We took the time to find a door that would fit the opening, and tested various pocket door rollers, but time had mangled the whole thing too much for it to function as it was built.  If there had been more indications that it was original to the space we would have reframed the pocket door track with modern hardware, but everything looked suspicious.

As it turns out, we were right, the track contraption was put together with shiny wire nails, not the iron square nails that should have been there.  There was also lathe on the adjoining wall (behind where the wall we demoed met it), so all in all, no guilt.  I'm sure something would have been in this spot originally, but it likely would have been the door to the stairs going down to the coal room, not a fully walled off hallway.  If anyone's interested in a floor plan I'd be glad to draw one up...

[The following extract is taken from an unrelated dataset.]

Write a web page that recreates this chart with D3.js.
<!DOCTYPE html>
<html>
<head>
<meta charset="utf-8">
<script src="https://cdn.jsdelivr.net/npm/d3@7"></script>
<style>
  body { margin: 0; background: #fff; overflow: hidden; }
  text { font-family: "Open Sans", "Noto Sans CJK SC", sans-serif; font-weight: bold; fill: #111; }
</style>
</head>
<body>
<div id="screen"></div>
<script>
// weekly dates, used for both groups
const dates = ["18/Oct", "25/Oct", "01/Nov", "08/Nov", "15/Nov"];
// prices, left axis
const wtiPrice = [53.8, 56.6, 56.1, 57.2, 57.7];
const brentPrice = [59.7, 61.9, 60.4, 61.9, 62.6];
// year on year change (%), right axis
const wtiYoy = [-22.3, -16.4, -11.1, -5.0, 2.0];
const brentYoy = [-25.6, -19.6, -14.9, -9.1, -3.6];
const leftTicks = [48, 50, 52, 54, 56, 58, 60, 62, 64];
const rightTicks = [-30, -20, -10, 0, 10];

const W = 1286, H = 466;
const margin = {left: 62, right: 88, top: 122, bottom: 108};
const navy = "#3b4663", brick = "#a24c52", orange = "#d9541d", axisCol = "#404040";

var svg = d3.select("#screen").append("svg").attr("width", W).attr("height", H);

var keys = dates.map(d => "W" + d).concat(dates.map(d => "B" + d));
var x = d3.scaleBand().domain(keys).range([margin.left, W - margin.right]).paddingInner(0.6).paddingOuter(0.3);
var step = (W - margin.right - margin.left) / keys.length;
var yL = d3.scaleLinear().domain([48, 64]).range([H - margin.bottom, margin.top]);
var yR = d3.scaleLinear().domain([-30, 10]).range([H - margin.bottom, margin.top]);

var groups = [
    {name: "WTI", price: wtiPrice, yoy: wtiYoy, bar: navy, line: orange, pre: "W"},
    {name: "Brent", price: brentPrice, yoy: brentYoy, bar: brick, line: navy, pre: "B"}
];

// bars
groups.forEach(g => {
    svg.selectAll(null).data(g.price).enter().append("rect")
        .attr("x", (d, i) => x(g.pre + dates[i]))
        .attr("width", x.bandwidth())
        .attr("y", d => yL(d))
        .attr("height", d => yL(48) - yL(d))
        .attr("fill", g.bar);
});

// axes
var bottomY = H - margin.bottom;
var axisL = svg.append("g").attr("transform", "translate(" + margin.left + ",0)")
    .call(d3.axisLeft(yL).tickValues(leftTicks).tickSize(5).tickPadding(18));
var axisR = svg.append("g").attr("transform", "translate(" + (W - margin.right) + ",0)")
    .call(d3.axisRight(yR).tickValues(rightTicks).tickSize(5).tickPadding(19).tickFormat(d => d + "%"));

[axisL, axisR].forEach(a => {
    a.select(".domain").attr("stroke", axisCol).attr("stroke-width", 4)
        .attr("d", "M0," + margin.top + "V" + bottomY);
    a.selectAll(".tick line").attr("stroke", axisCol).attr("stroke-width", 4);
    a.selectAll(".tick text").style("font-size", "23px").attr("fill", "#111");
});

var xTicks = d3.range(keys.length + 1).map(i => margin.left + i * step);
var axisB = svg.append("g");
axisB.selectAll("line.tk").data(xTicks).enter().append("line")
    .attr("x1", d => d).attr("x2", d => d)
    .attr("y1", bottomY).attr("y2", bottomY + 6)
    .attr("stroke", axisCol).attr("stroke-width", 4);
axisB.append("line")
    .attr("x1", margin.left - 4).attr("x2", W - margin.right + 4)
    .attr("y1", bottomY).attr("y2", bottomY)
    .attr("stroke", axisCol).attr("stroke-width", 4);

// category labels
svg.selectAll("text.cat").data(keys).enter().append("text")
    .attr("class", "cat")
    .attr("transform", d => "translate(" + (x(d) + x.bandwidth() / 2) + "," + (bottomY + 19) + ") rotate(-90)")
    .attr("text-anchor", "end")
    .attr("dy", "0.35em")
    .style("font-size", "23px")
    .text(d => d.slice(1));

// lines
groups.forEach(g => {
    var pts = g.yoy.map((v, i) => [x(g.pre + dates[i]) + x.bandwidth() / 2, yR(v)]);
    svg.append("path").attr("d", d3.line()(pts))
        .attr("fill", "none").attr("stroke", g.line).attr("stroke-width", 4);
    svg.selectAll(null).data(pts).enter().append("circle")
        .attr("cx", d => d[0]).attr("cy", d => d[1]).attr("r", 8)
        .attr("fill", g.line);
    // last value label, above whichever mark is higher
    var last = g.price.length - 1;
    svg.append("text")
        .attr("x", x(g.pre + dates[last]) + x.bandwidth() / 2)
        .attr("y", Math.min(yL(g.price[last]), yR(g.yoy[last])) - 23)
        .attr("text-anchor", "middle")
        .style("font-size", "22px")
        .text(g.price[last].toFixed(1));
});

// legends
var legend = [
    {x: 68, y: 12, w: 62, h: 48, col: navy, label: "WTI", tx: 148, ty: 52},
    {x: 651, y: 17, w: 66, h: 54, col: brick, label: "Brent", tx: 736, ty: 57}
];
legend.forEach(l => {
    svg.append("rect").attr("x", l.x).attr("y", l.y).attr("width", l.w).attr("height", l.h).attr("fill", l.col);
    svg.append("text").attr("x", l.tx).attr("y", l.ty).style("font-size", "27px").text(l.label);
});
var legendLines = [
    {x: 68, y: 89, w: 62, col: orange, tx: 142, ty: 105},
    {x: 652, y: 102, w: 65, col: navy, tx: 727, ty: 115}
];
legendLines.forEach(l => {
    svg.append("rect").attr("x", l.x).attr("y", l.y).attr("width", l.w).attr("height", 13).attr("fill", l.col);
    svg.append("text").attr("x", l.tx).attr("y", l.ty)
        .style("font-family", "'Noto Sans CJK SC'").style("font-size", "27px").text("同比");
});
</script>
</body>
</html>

The next step in the process is plastering the holes and closing the space back up.  Doing this means we finally need to finish the framing around the fridge.  The fridge sits in the space that was likely the doorway to the back stairs that went up to the second floor of the addition (which would probably have been maids rooms).  In honor of the occasion we bought a new framing nailer, and since we can never catch a break, my beloved 3 year old Hitachi compressor sprung a leak halfway through.  We're only a few boards from finishing, so we'll just finish it off with screws while the compressor gets repaired.  And if you're wondering why the framing is done oddly, well, that's what happens when you change your mind halfway through about the design and don't want to go out in the snow for more lumber!



A few miscellaneous notes about the space we've uncovered:

-  The door from the dining room into the (once) hallway was the spot of the original door to the porch/conservatory.  Above the existing door you can see where the original sandstone lintel was removed to be used for one of the added windows elsewhere on the house.


-  The butler's pantry was closed off to be used as a child's bedroom, at least it seems that way from the pink paint and puppy stickers we keep finding.


-  This floor was originally grained like the current entry, then had linoleum put down (it currently has awful teal carpet, the last piece in the house).  We will likely re-grain and stencil it for the time being, but we also know of a big kitchen with original 1895 linoleum we may be able to salvage at some point in the future.
-  The wall between the butler's pantry and the kitchen was never fully demoed.  They only took down and re-plastered (on board) the plaster that was above the baseboard.  So when we removed that section of trim (which was out an inch from the existing wall), we found more of the same shiny dark green paint that was original to the kitchen.


-  As we suspected, the yard side of the addition is at least partially brick, while the front is wood framed.  If someone could explain this to me I would really appreciate it, because I've never seen anything like it.
-  We can see the 7 wires that belonged to the kitchen annunciator and a tin speaking tube, where they go, nobody knows...

The annunciator wires are the thin black
ones in the center of the picture

Those are all the updates I can think of at the moment.  Next stop, plaster.